The injection molding machine's specifications directly determine the maximum producible part size.

  • Clamping Force: Measured in tons, this represents the machine's ability to keep the mold closed during injection. Insufficient force leads to mold deformation and defects like flash. Larger parts require greater clamping force.
  • Shot Volume: The maximum volume of molten plastic the machine can inject per cycle, measured in cubic centimeters or ounces. Larger parts demand greater shot volumes.

Industrial machines range from small units producing micro-components to massive presses manufacturing automotive parts or industrial containers.

2. Mold Design and Manufacturing: Complexity and Precision

The mold serves as the process's cornerstone, with its quality directly affecting product dimensions.

  • Mold Dimensions: While theoretically unlimited, practical size is constrained by the machine's platen dimensions and operational space requirements.
  • Structural Complexity: Features like sliders or lifters enable intricate designs but increase manufacturing difficulty, particularly for large components.
  • Dimensional Accuracy: Higher precision molds produce more accurate parts but at increased cost, requiring careful cost-quality balancing.

3. Material Properties: Flow Characteristics and Shrinkage

Plastic materials exhibit varying behaviors that influence size control:

  • Flowability: Materials with better flow characteristics can fill thinner and more complex geometries.
  • Shrinkage Rates: All plastics shrink during cooling, with different materials contracting at different rates. This becomes particularly significant for large parts.

4. Product Design: Wall Thickness and Geometry

Design choices significantly impact manufacturability:

  • Wall Thickness: Excessive thickness prolongs cooling and risks sink marks, while insufficient thickness causes filling difficulties.
  • Structural Complexity: Features like deep cavities or slender ribs challenge material flow and cooling uniformity.

Design Considerations to Avoid Common Pitfalls

Beyond size constraints, successful injection molding requires attention to these design elements:

  • Draft Angles: Essential for part ejection, with optimal angles depending on part geometry and material.
  • Radiused Corners: Replace sharp edges with rounded transitions to reduce stress concentrations.
  • Uniform Wall Thickness: Promotes even cooling and minimizes warpage.
  • Undercut Avoidance: Features preventing straightforward ejection require complex mold mechanisms, increasing costs.

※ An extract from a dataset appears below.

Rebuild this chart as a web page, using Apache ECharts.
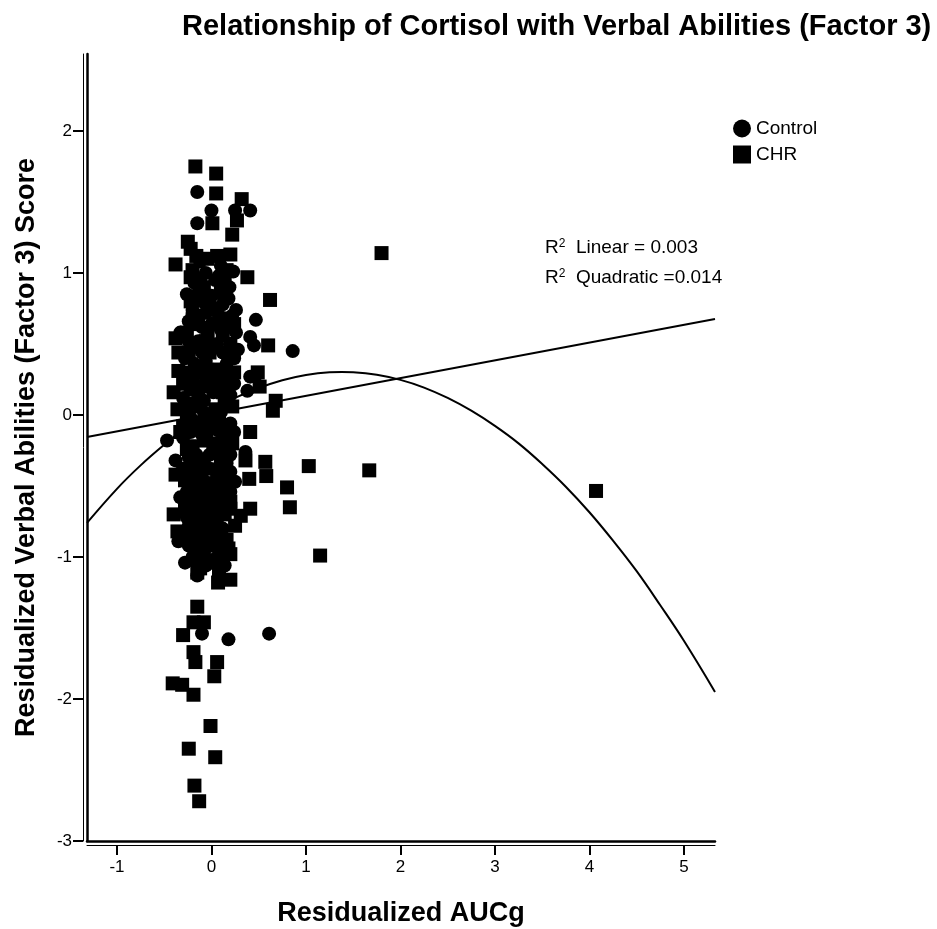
<!DOCTYPE html>
<html>
<head>
<meta charset="utf-8">
<title>Relationship of Cortisol with Verbal Abilities (Factor 3)</title>
<script src="https://cdn.jsdelivr.net/npm/echarts@6/dist/echarts.min.js"></script>
<style>
  html, body { margin: 0; padding: 0; background: #fff; }
  #chart { width: 937px; height: 929px; }
</style>
</head>
<body>
<div id="chart"></div>
<script>
  // axis ticks
  var xTicks = [-1, 0, 1, 2, 3, 4, 5]
  var yTicks = [-3, -2, -1, 0, 1, 2]

  // Control group (circles): [residualized AUCg, factor 3 score]
  var controlPoints = [
    [-0.15, 1.57], [0.00, 1.44], [0.25, 1.44], [0.41, 1.44], [-0.15, 1.35],
    [0.23, 1.01], [-0.26, 0.85], [-0.20, 0.71], [-0.33, 0.58], [0.47, 0.67],
    [0.45, 0.49], [0.41, 0.55], [0.86, 0.45], [0.22, 0.44], [0.47, 0.28],
    [0.41, 0.27], [0.38, 0.17], [-0.47, -0.18], [-0.38, -0.32], [0.18, -0.25],
    [0.36, -0.26], [0.25, -0.47], [-0.33, -0.58], [-0.35, -0.89], [-0.28, -1.04],
    [-0.15, -1.13], [-0.10, -1.54], [0.18, -1.58], [0.61, -1.54],
    [-0.12, 1.08], [0.10, 1.05],
    [-0.18, 0.93], [0.04, 0.95], [0.19, 0.90],
    [-0.10, 0.80], [0.12, 0.78], [0.26, 0.74],
    [-0.24, 0.66], [0.00, 0.64], [0.20, 0.62],
    [-0.14, 0.52], [0.06, 0.50], [0.28, 0.46],
    [-0.28, 0.40], [-0.06, 0.38], [0.16, 0.36],
    [-0.20, 0.26], [0.02, 0.24], [0.24, 0.22],
    [-0.30, 0.12], [-0.08, 0.10], [0.14, 0.08],
    [-0.22, -0.02], [0.00, -0.04], [0.20, -0.06],
    [-0.30, -0.16], [-0.10, -0.14], [0.10, -0.18],
    [-0.24, -0.30], [-0.02, -0.28], [0.16, -0.34],
    [-0.16, -0.42], [0.06, -0.44],
    [-0.26, -0.54], [-0.04, -0.52], [0.16, -0.56],
    [-0.18, -0.66], [0.02, -0.68],
    [-0.24, -0.78], [-0.04, -0.76], [0.12, -0.80],
    [-0.14, -0.90], [0.06, -0.92],
    [-0.20, -1.00], [0.02, -1.02],
    [-0.06, 1.00], [0.08, 0.98], [-0.14, 0.86], [0.00, 0.84], [0.18, 0.82],
    [-0.20, 0.74], [-0.06, 0.72], [0.08, 0.70], [0.22, 0.70],
    [-0.10, 0.62], [0.10, 0.60], [0.26, 0.58],
    [-0.24, 0.52], [-0.10, 0.44], [0.12, 0.44], [0.24, 0.40],
    [-0.18, 0.36], [0.00, 0.32], [0.18, 0.28],
    [-0.26, 0.30], [-0.06, 0.26], [0.10, 0.22],
    [-0.14, 0.14], [0.02, 0.16], [0.20, 0.14],
    [-0.26, 0.04], [-0.08, 0.02], [0.10, 0.02],
    [-0.16, -0.06], [0.06, -0.08], [0.24, -0.12],
    [-0.22, -0.12], [-0.04, -0.12], [0.14, -0.14],
    [-0.16, -0.28], [0.06, -0.26], [0.20, -0.28],
    [-0.20, -0.36], [0.00, -0.38], [0.20, -0.40],
    [-0.10, -0.44], [0.10, -0.46],
    [-0.20, -0.54], [0.02, -0.56], [0.20, -0.54],
    [-0.06, -0.64], [0.14, -0.64], [-0.24, -0.60],
    [-0.14, -0.74], [0.06, -0.76], [-0.26, -0.72],
    [-0.08, -0.84], [0.10, -0.86], [-0.28, -0.84],
    [-0.14, -0.96], [0.08, -0.96], [-0.24, -0.92],
    [-0.06, -1.06], [0.14, -1.06]
  ]

  // CHR group (squares)
  var chrPoints = [
    [1.80, 1.14], [4.07, -0.535], [1.67, -0.39], [1.03, -0.36], [1.15, -0.99],
    [0.83, -0.65], [0.80, -0.51], [0.57, -0.33], [0.58, -0.43], [0.68, 0.10],
    [0.65, 0.03], [0.62, 0.81], [0.60, 0.49], [0.49, 0.30], [0.51, 0.20],
    [0.41, -0.12], [0.41, -0.66], [0.40, -0.45], [0.36, -0.32], [0.20, -0.61],
    [0.31, -0.71], [0.25, -0.78], [0.20, -0.98],
    [-0.17, 1.75], [0.05, 1.70], [0.05, 1.56], [0.32, 1.52], [0.27, 1.37],
    [0.01, 1.35], [0.22, 1.27], [-0.25, 1.22], [-0.38, 1.06], [0.20, 1.13],
    [-0.22, 1.17], [0.38, 0.97], [-0.22, 0.97],
    [-0.38, 0.54], [-0.35, 0.44], [-0.35, 0.31], [-0.40, 0.16], [-0.36, 0.04],
    [-0.33, -0.12], [-0.38, -0.42], [-0.40, -0.70], [-0.36, -0.82],
    [-0.15, -1.11], [0.07, -1.18], [0.20, -1.16], [-0.15, -1.35], [-0.08, -1.46],
    [-0.19, -1.46], [-0.30, -1.55], [-0.19, -1.67], [-0.17, -1.74], [0.06, -1.74],
    [0.03, -1.84], [-0.41, -1.89], [-0.31, -1.90], [-0.19, -1.97], [-0.01, -2.19],
    [-0.24, -2.35], [0.04, -2.41], [-0.18, -2.61], [-0.13, -2.72],
    [-0.04, 1.10], [0.16, 1.02], [-0.20, 1.02],
    [-0.08, 0.90], [0.10, 0.86], [-0.22, 0.80],
    [0.02, 0.74], [-0.14, 0.70], [0.16, 0.68],
    [-0.26, 0.58], [-0.04, 0.58], [0.12, 0.56],
    [-0.20, 0.48], [0.20, 0.50], [-0.02, 0.44],
    [-0.14, 0.34], [0.08, 0.32], [0.24, 0.30],
    [-0.30, 0.22], [-0.10, 0.20], [0.12, 0.16],
    [-0.20, 0.08], [0.04, 0.04], [0.22, 0.06],
    [-0.30, -0.08], [-0.12, -0.06], [0.10, -0.10],
    [-0.20, -0.22], [0.02, -0.20], [0.22, -0.20],
    [-0.30, -0.38], [-0.08, -0.36], [0.14, -0.40],
    [-0.24, -0.46], [-0.04, -0.48], [0.18, -0.48],
    [-0.12, -0.60], [0.10, -0.62], [-0.28, -0.66],
    [-0.10, -0.72], [0.14, -0.70],
    [-0.22, -0.86], [0.00, -0.84], [0.16, -0.88],
    [-0.08, -0.98], [0.12, -1.00],
    [-0.12, -1.08], [0.08, -1.10],
    [-0.16, 1.12], [0.06, 1.12], [-0.12, 0.96], [0.14, 0.94],
    [-0.02, 0.82], [-0.18, 0.64], [0.06, 0.64], [0.24, 0.64],
    [-0.06, 0.52], [0.18, 0.42], [-0.24, 0.44],
    [-0.08, 0.30], [0.12, 0.28], [-0.22, 0.18], [0.04, 0.20], [0.18, 0.20],
    [-0.12, 0.06], [0.14, 0.10], [-0.26, -0.02], [0.08, -0.02],
    [-0.06, -0.18], [0.16, -0.22], [-0.26, -0.24],
    [-0.12, -0.32], [0.10, -0.32], [-0.28, -0.46], [-0.14, -0.50], [0.08, -0.52],
    [-0.16, -0.58], [0.20, -0.66], [-0.02, -0.62],
    [-0.20, -0.72], [0.04, -0.72],
    [-0.16, -0.82], [0.08, -0.82], [-0.02, -0.92], [0.18, -0.94],
    [-0.16, -1.02], [0.06, -1.04]
  ]

  // fit lines
  var linearFit = [[-1.317, -0.155], [5.329, 0.676]]
  var quadX = [-1.317, -1.0, -0.75, -0.5, -0.25, 0, 0.25, 0.5, 0.75, 1.0, 1.25, 1.38, 1.5, 1.75,
    2.0, 2.25, 2.5, 2.75, 3.0, 3.25, 3.5, 3.75, 4.0, 4.25, 4.5, 4.75, 5.0, 5.329]
  var quadY = [-0.76, -0.52, -0.355, -0.21, -0.08, 0.03, 0.12, 0.19, 0.245, 0.282, 0.301, 0.303, 0.301, 0.283,
    0.247, 0.193, 0.12, 0.03, -0.077, -0.20, -0.345, -0.505, -0.685, -0.885, -1.10, -1.34, -1.59, -1.95]

  var xMin = -1.317
  var xMax = 5.329
  var yMin = -3
  var yMax = 2.542
  var font = 'Liberation Sans, Arial, sans-serif'

  var quadFit = quadX.map(function (x, i) { return [x, quadY[i]] })

  var r2Rich = {
    r: { fontFamily: font, fontSize: 19, color: '#000' },
    s: { fontFamily: font, fontSize: 12, color: '#000', verticalAlign: 'top', padding: [0, 0, 8, 0] },
    t: { fontFamily: font, fontSize: 19, color: '#000' }
  }

  var chart = echarts.init(document.getElementById('chart'))
  var option = {
    animation: false,
    backgroundColor: '#fff',
    textStyle: { fontFamily: font, color: '#000' },
    title: {
      text: 'Relationship of Cortisol with Verbal Abilities (Factor 3)',
      left: 177,
      top: 7,
      textStyle: { fontFamily: font, fontSize: 29, fontWeight: 'bold', color: '#000' }
    },
    legend: {
      orient: 'vertical',
      left: 733,
      top: 119,
      padding: 0,
      itemWidth: 18,
      itemHeight: 18,
      itemGap: 7,
      itemStyle: { color: '#000' },
      textStyle: { fontFamily: font, fontSize: 19, color: '#000' },
      data: [
        { name: 'Control', icon: 'circle' },
        { name: 'CHR', icon: 'rect' }
      ]
    },
    grid: { left: 87, right: 222, top: 54, bottom: 88, outerBoundsMode: 'none', containLabel: false },
    xAxis: [
      {
        type: 'value',
        min: xMin,
        max: xMax,
        offset: 4,
        name: 'Residualized AUCg',
        nameLocation: 'middle',
        nameGap: 55,
        nameTextStyle: { fontFamily: font, fontSize: 27, fontWeight: 'bold', color: '#000' },
        axisLine: { show: true, onZero: false, lineStyle: { color: '#000', width: 1 } },
        axisTick: { show: true, length: 10, customValues: xTicks, lineStyle: { color: '#000', width: 2 } },
        axisLabel: { customValues: xTicks, margin: 14, fontFamily: font, fontSize: 17, color: '#000' },
        splitLine: { show: false }
      },
      {
        type: 'value',
        min: xMin,
        max: xMax,
        position: 'bottom',
        offset: 0,
        axisLine: { show: true, onZero: false, lineStyle: { color: '#000', width: 2.5 } },
        axisTick: { show: false },
        axisLabel: { show: false },
        splitLine: { show: false }
      }
    ],
    yAxis: [
      {
        type: 'value',
        min: yMin,
        max: yMax,
        offset: 4,
        name: 'Residualized Verbal Abilities (Factor 3) Score',
        nameLocation: 'middle',
        nameGap: 43,
        nameTextStyle: { fontFamily: font, fontSize: 27, fontWeight: 'bold', color: '#000' },
        axisLine: { show: true, onZero: false, lineStyle: { color: '#000', width: 1 } },
        axisTick: { show: true, length: 10, customValues: yTicks, lineStyle: { color: '#000', width: 2 } },
        axisLabel: { customValues: yTicks, margin: 11, fontFamily: font, fontSize: 17, color: '#000' },
        splitLine: { show: false }
      },
      {
        type: 'value',
        min: yMin,
        max: yMax,
        position: 'left',
        offset: 0,
        axisLine: { show: true, onZero: false, lineStyle: { color: '#000', width: 2.5 } },
        axisTick: { show: false },
        axisLabel: { show: false },
        splitLine: { show: false }
      }
    ],
    graphic: [
      {
        type: 'text',
        left: 545,
        top: 238,
        style: { text: '{r|R}{s|2}{t|  Linear = 0.003}', rich: r2Rich }
      },
      {
        type: 'text',
        left: 545,
        top: 268,
        style: { text: '{r|R}{s|2}{t|  Quadratic =0.014}', rich: r2Rich }
      }
    ],
    series: [
      {
        name: 'Linear',
        type: 'line',
        data: linearFit,
        showSymbol: false,
        symbol: 'none',
        lineStyle: { color: '#000', width: 2 },
        z: 1
      },
      {
        name: 'Quadratic',
        type: 'line',
        data: quadFit,
        smooth: 0.4,
        showSymbol: false,
        symbol: 'none',
        lineStyle: { color: '#000', width: 2 },
        z: 1
      },
      {
        name: 'Control',
        type: 'scatter',
        symbol: 'circle',
        symbolSize: 14,
        itemStyle: { color: '#000', opacity: 1 },
        data: controlPoints,
        z: 3
      },
      {
        name: 'CHR',
        type: 'scatter',
        symbol: 'rect',
        symbolSize: 14,
        itemStyle: { color: '#000', opacity: 1 },
        data: chrPoints,
        z: 3
      }
    ]
  }
  chart.setOption(option)
  window.addEventListener('resize', function () {
    chart.resize()
  })
</script>
</body>
</html>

Economic Considerations: Upfront Investment vs. Production Efficiency

While injection molding requires significant initial investment in tooling, it becomes highly cost-effective for mass production. For low-volume or rapid prototyping needs, alternative processes like 3D printing may prove more suitable.

Conclusion: Size as a Manageable Parameter

Injection molding offers remarkable flexibility across size scales, from microscopic components to large industrial parts. Success depends on strategic selection of equipment, tooling, materials, and design approaches tailored to specific dimensional requirements. With proper planning, size limitations need not constrain innovation in product development.